Camelopardalis is offline
 
Join Date: Feb 2013
Location: Brisbane
Posts: 5,466
Quote:
Originally Posted by ThunderStorm View Post
Ah...most of 2" eyepiece are 20+mm eyepiece?
Many, but not all take a look at the diagram on this page from Televue

Basically, the field stop is a limiting factor in the cylindrical "beam" of light that flows from the telescope objective to your eye, which limits the maximum field of view of the optical system (note: there can be other factors too), and is determined by considering the focal length of the eyepiece and its AFOV.

For a 1.25" setup (diagonal + eyepiece), the maximum beam size is 27mm across since the physical barrel eats up some space...this is sufficient for most of the shorter focal length eyepieces, and popular designs up to 24mm@68*AFOV (Panoptic and others) and 32mm@50*AFOV (plossls). To cram in more sky than that, it needs a larger barrel...

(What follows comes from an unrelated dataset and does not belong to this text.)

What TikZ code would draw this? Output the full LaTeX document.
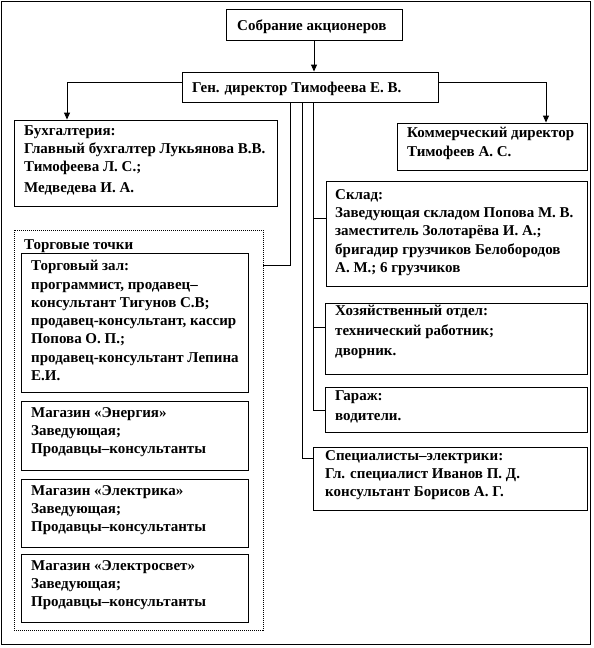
\documentclass[tikz,border=0pt]{standalone}
\usepackage{fontspec}
\setmainfont{Liberation Serif}
\usetikzlibrary{arrows.meta,fit}
\begin{document}
\begin{tikzpicture}[x=1pt,y=-1pt,
  box/.style={draw,line width=0.9pt,inner sep=0pt},
  dotbox/.style={draw,line width=0.9pt,dash pattern=on 1pt off 1pt,inner sep=0pt},
  txt/.style={anchor=north west,inner sep=0pt,align=left,yshift=12.81pt,
    font=\fontsize{15}{18.3}\selectfont\bfseries,execute at begin node=\strut},
  conn/.style={line width=0.9pt},
  arr/.style={conn,-{Triangle[width=6pt,length=7pt]}}]
\useasboundingbox (0,0) rectangle (594,648);
\draw[line width=1.2pt] (1.5,1.5) rectangle (590.5,644.5);
% boxes
\node[box,fit={(226,9) (402,40)}] (sob) {};
\node[box,fit={(182,72) (438,102)}] (gen) {};
\node[box,fit={(14,120) (277,206)}] (bux) {};
\node[box,fit={(397,123) (587,170)}] (kom) {};
\node[box,fit={(326,181) (587,286)}] (skl) {};
\node[box,fit={(325,303) (587,374)}] (hoz) {};
\node[box,fit={(325,387) (587,432)}] (gar) {};
\node[box,fit={(313,447) (587,510)}] (spec) {};
\node[dotbox,fit={(14,230) (263,630)}] (torg) {};
\node[box,fit={(21,253) (248,392)}] (zal) {};
\node[box,fit={(21,401) (248,470)}] (en) {};
\node[box,fit={(21,479) (248,547)}] (el) {};
\node[box,fit={(21,554) (248,622)}] (els) {};
% texts
\node[txt] (sobt) at (237,30) {Собрание акционеров};
\node[txt] (gent) at (192,92) {Ген. директор Тимофеева Е. В.};
\node[txt] (buxt) at (24,138) {Бухгалтерия:\\Главный бухгалтер Лукьянова В.В.\\Тимофеева Л. С.;\\[2pt]Медведева И. А.};
\node[txt] (komt) at (407,140) {Коммерческий директор\\Тимофеев А. С.};
\node[txt] (sklt) at (335,202) {Склад:\\Заведующая складом Попова М. В.\\заместитель Золотарёва И. А.;\\бригадир грузчиков Белобородов\\А. М.; 6 грузчиков};
\node[txt] (hozt) at (335,318) {Хозяйственный отдел:\\[1.6pt]технический работник;\\[1.6pt]дворник.};
\node[txt] (gart) at (335,403) {Гараж:\\[1.6pt]водители.};
\node[txt] (spect) at (325,463) {Специалисты–электрики:\\Гл. специалист Иванов П. Д.\\консультант Борисов А. Г.};
\node[txt] (torgt) at (24,249) {Торговые точки};
\node[txt] (zalt) at (31,273) {Торговый зал:\\программист, продавец–\\консультант Тигунов С.В;\\продавец-консультант, кассир\\Попова О. П.;\\продавец-консультант Лепина\\Е.И.};
\node[txt] (ent) at (31,420) {Магазин «Энергия»\\Заведующая;\\Продавцы–консультанты};
\node[txt] (elt) at (31,498) {Магазин «Электрика»\\Заведующая;\\Продавцы–консультанты};
\node[txt] (elst) at (31,573) {Магазин «Электросвет»\\Заведующая;\\Продавцы–консультанты};
% connectors
\coordinate (ba) at (67,0);
\coordinate (ka) at (546,0);
\draw[arr] (sob.south) -- (sob.south |- gen.north);
\draw[arr] ([yshift=5pt]gen.west) -| (bux.north -| ba);
\draw[arr] ([yshift=5pt]gen.east) -| (kom.north -| ka);
\coordinate (x1) at (290,265);
\draw[conn] (gen.south -| x1) |- (torg.east |- x1);
\coordinate (x2) at (302,458);
\draw[conn] (gen.south -| x2) |- (spec.west |- x2);
\coordinate (x3) at (313,410);
\draw[conn] (gen.south -| x3) |- (gar.west |- x3);
\coordinate (y1) at (313,218);
\draw[conn] (y1) -- (skl.west |- y1);
\coordinate (y2) at (313,327);
\draw[conn] (y2) -- (hoz.west |- y2);
\end{tikzpicture}
\end{document}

So we have a 2" setup (diagonal + eyepiece), with the maximum beam size of about 46mm across...this increase in the maximum beam size of about 70% is more significant than it sounds, as it increases the field area, the circle of sky you see in the eyepiece, by almost 3x (actually, 2.9x). There are a lot of eyepieces out there that take advantage of the extra sky "real estate" available. From the 20mm 82 degree designs upwards, all the way through to the 40/41mm 68-70 degree AFOV (Panoptic/Paragon/Pentax/etc) and the 55mm plossls.

To confuse the issue further, some eyepieces have a 2" barrel for physical reasons, generally when they're big and heavy and the maker feels they'd be precarious in a 1.25" focusser/diagonal ... ES 100 degree range is an example here where the whole range have a 2" barrel, even down to the 5.5mm model!